To be done.
Skip the pictures. Transcribe the rest of the data below without changing a word.

** start of Information provided **

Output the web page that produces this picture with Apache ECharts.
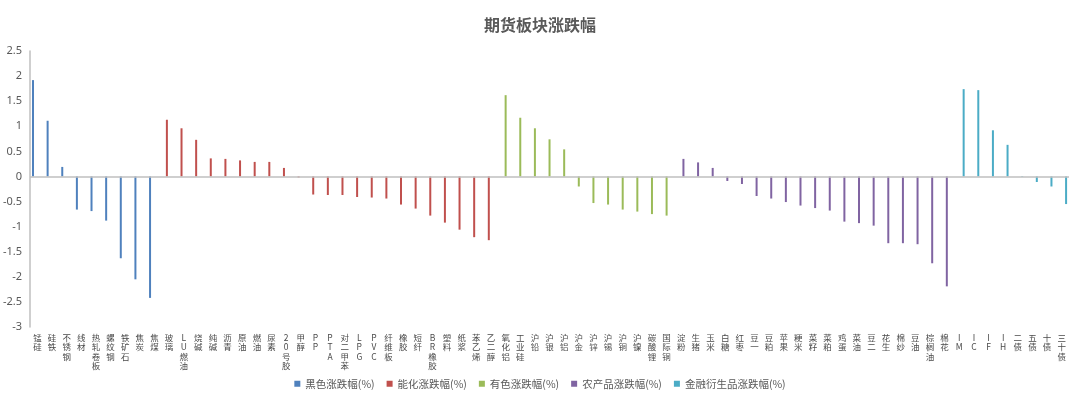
<!DOCTYPE html>
<html>
<head>
<meta charset="utf-8">
<script src="https://cdn.jsdelivr.net/npm/echarts@6/dist/echarts.min.js"></script>
<style>html,body{margin:0;padding:0;background:#fff;}#c{width:1080px;height:405px;}</style>
</head>
<body>
<div id="c"></div>
<script>
const blackCats = ['锰硅','硅铁','不锈钢','线材','热轧卷板','螺纹钢','铁矿石','焦炭','焦煤'];
const blackVals = [1.92,1.11,0.19,-0.66,-0.69,-0.88,-1.63,-2.05,-2.42];
const chemCats = ['玻璃','LU燃油','烧碱','纯碱','沥青','原油','燃油','尿素','20号胶','甲醇','PP','PTA','对二甲苯','LPG','PVC','纤维板','橡胶','短纤','BR橡胶','塑料','纸浆','苯乙烯','乙二醇'];
const chemVals = [1.13,0.96,0.73,0.36,0.35,0.32,0.29,0.29,0.17,-0.02,-0.36,-0.37,-0.37,-0.41,-0.42,-0.44,-0.56,-0.64,-0.78,-0.92,-1.06,-1.21,-1.27];
const metalCats = ['氧化铝','工业硅','沪铅','沪银','沪铝','沪金','沪锌','沪锡','沪铜','沪镍','碳酸锂','国际铜'];
const metalVals = [1.62,1.17,0.96,0.74,0.54,-0.20,-0.53,-0.56,-0.66,-0.70,-0.75,-0.78];
const agriCats = ['淀粉','生猪','玉米','白糖','红枣','豆一','豆粕','苹果','粳米','菜籽','菜粕','鸡蛋','菜油','豆二','花生','棉纱','豆油','棕榈油','棉花'];
const agriVals = [0.35,0.28,0.17,-0.09,-0.15,-0.39,-0.44,-0.51,-0.58,-0.63,-0.68,-0.90,-0.93,-0.98,-1.33,-1.33,-1.35,-1.73,-2.19];
const finCats = ['IM','IC','IF','IH','二债','五债','十债','三十债'];
const finVals = [1.74,1.72,0.92,0.63,-0.01,-0.11,-0.20,-0.55];

const groupNames = ['黑色涨跌幅(%)','能化涨跌幅(%)','有色涨跌幅(%)','农产品涨跌幅(%)','金融衍生品涨跌幅(%)'];
const groupColors = ['#4F81BD','#C0504D','#9BBB59','#8064A2','#4BACC6'];
const groups = [[blackCats,blackVals],[chemCats,chemVals],[metalCats,metalVals],[agriCats,agriVals],[finCats,finVals]];

const categories = [].concat(...groups.map(g => g[0]));
const series = groups.map((g, k) => {
  const data = [];
  groups.forEach((h, j) => {
    h[1].forEach(v => data.push(j === k ? v : null));
  });
  const s = {
    name: groupNames[k],
    type: 'bar',
    data: data,
    barWidth: 2,
    barGap: '10%',
    itemStyle: { color: groupColors[k] }
  };
  if (k === 0) {
    s.markLine = {
      silent: true,
      symbol: 'none',
      label: { show: false },
      lineStyle: { color: '#BFBFBF', width: 1.5, type: 'solid' },
      data: [{ yAxis: 0 }]
    };
  }
  return s;
});

const chart = echarts.init(document.getElementById('c'));
chart.setOption({
  animation: false,
  backgroundColor: '#ffffff',
  title: {
    text: '期货板块涨跌幅',
    left: 'center',
    top: 12,
    textStyle: { fontSize: 16, fontWeight: 'bold', color: '#595959', fontFamily: 'Noto Sans CJK SC' }
  },
  legend: {
    bottom: 11,
    left: 'center',
    itemWidth: 6,
    itemHeight: 6,
    itemGap: 12,
    icon: 'rect',
    textStyle: { fontSize: 10.5, color: '#595959', fontFamily: 'Noto Sans CJK SC' },
    data: groupNames
  },
  grid: { left: 28, right: 11, top: 51, bottom: 78, containLabel: false },
  xAxis: {
    type: 'category',
    data: categories,
    axisLine: { show: false, onZero: false },
    axisTick: { show: false },
    axisLabel: {
      interval: 0,
      margin: 6,
      fontSize: 8.5,
      lineHeight: 9.5,
      color: '#4a4a4a',
      fontFamily: 'Noto Sans CJK SC',
      formatter: v => v.split('').join('\n')
    }
  },
  yAxis: {
    type: 'value',
    min: -3,
    max: 2.5,
    interval: 0.5,
    splitLine: { show: false },
    axisLine: { show: true, lineStyle: { color: '#BFBFBF', width: 1.5 } },
    axisTick: { show: false },
    axisLabel: { fontSize: 11, color: '#595959', margin: 8, fontFamily: 'Noto Sans' }
  },
  series: series
});
</script>
</body>
</html>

** end of Information provided **

Result of the exercise.
Output the web page that produces this picture with Apache ECharts.
<!DOCTYPE html>
<html>
<head>
<meta charset="utf-8">
<script src="https://cdn.jsdelivr.net/npm/echarts@6/dist/echarts.min.js"></script>
<style>html,body{margin:0;padding:0;background:#fff;}#c{width:1080px;height:405px;}</style>
</head>
<body>
<div id="c"></div>
<script>
const blackCats = ['锰硅','硅铁','不锈钢','线材','热轧卷板','螺纹钢','铁矿石','焦炭','焦煤'];
const blackVals = [1.92,1.11,0.19,-0.66,-0.69,-0.88,-1.63,-2.05,-2.42];
const chemCats = ['玻璃','LU燃油','烧碱','纯碱','沥青','原油','燃油','尿素','20号胶','甲醇','PP','PTA','对二甲苯','LPG','PVC','纤维板','橡胶','短纤','BR橡胶','塑料','纸浆','苯乙烯','乙二醇'];
const chemVals = [1.13,0.96,0.73,0.36,0.35,0.32,0.29,0.29,0.17,-0.02,-0.36,-0.37,-0.37,-0.41,-0.42,-0.44,-0.56,-0.64,-0.78,-0.92,-1.06,-1.21,-1.27];
const metalCats = ['氧化铝','工业硅','沪铅','沪银','沪铝','沪金','沪锌','沪锡','沪铜','沪镍','碳酸锂','国际铜'];
const metalVals = [1.62,1.17,0.96,0.74,0.54,-0.20,-0.53,-0.56,-0.66,-0.70,-0.75,-0.78];
const agriCats = ['淀粉','生猪','玉米','白糖','红枣','豆一','豆粕','苹果','粳米','菜籽','菜粕','鸡蛋','菜油','豆二','花生','棉纱','豆油','棕榈油','棉花'];
const agriVals = [0.35,0.28,0.17,-0.09,-0.15,-0.39,-0.44,-0.51,-0.58,-0.63,-0.68,-0.90,-0.93,-0.98,-1.33,-1.33,-1.35,-1.73,-2.19];
const finCats = ['IM','IC','IF','IH','二债','五债','十债','三十债'];
const finVals = [1.74,1.72,0.92,0.63,-0.01,-0.11,-0.20,-0.55];

const groupNames = ['黑色涨跌幅(%)','能化涨跌幅(%)','有色涨跌幅(%)','农产品涨跌幅(%)','金融衍生品涨跌幅(%)'];
const groupColors = ['#4F81BD','#C0504D','#9BBB59','#8064A2','#4BACC6'];
const groups = [[blackCats,blackVals],[chemCats,chemVals],[metalCats,metalVals],[agriCats,agriVals],[finCats,finVals]];

const categories = [].concat(...groups.map(g => g[0]));
const series = groups.map((g, k) => {
  const data = [];
  groups.forEach((h, j) => {
    h[1].forEach(v => data.push(j === k ? v : null));
  });
  const s = {
    name: groupNames[k],
    type: 'bar',
    data: data,
    barWidth: 2,
    barGap: '10%',
    itemStyle: { color: groupColors[k] }
  };
  if (k === 0) {
    s.markLine = {
      silent: true,
      symbol: 'none',
      label: { show: false },
      lineStyle: { color: '#BFBFBF', width: 1.5, type: 'solid' },
      data: [{ yAxis: 0 }]
    };
  }
  return s;
});

const chart = echarts.init(document.getElementById('c'));
chart.setOption({
  animation: false,
  backgroundColor: '#ffffff',
  title: {
    text: '期货板块涨跌幅',
    left: 'center',
    top: 12,
    textStyle: { fontSize: 16, fontWeight: 'bold', color: '#595959', fontFamily: 'Noto Sans CJK SC' }
  },
  legend: {
    bottom: 11,
    left: 'center',
    itemWidth: 6,
    itemHeight: 6,
    itemGap: 12,
    icon: 'rect',
    textStyle: { fontSize: 10.5, color: '#595959', fontFamily: 'Noto Sans CJK SC' },
    data: groupNames
  },
  grid: { left: 28, right: 11, top: 51, bottom: 78, containLabel: false },
  xAxis: {
    type: 'category',
    data: categories,
    axisLine: { show: false, onZero: false },
    axisTick: { show: false },
    axisLabel: {
      interval: 0,
      margin: 6,
      fontSize: 8.5,
      lineHeight: 9.5,
      color: '#4a4a4a',
      fontFamily: 'Noto Sans CJK SC',
      formatter: v => v.split('').join('\n')
    }
  },
  yAxis: {
    type: 'value',
    min: -3,
    max: 2.5,
    interval: 0.5,
    splitLine: { show: false },
    axisLine: { show: true, lineStyle: { color: '#BFBFBF', width: 1.5 } },
    axisTick: { show: false },
    axisLabel: { fontSize: 11, color: '#595959', margin: 8, fontFamily: 'Noto Sans' }
  },
  series: series
});
</script>
</body>
</html>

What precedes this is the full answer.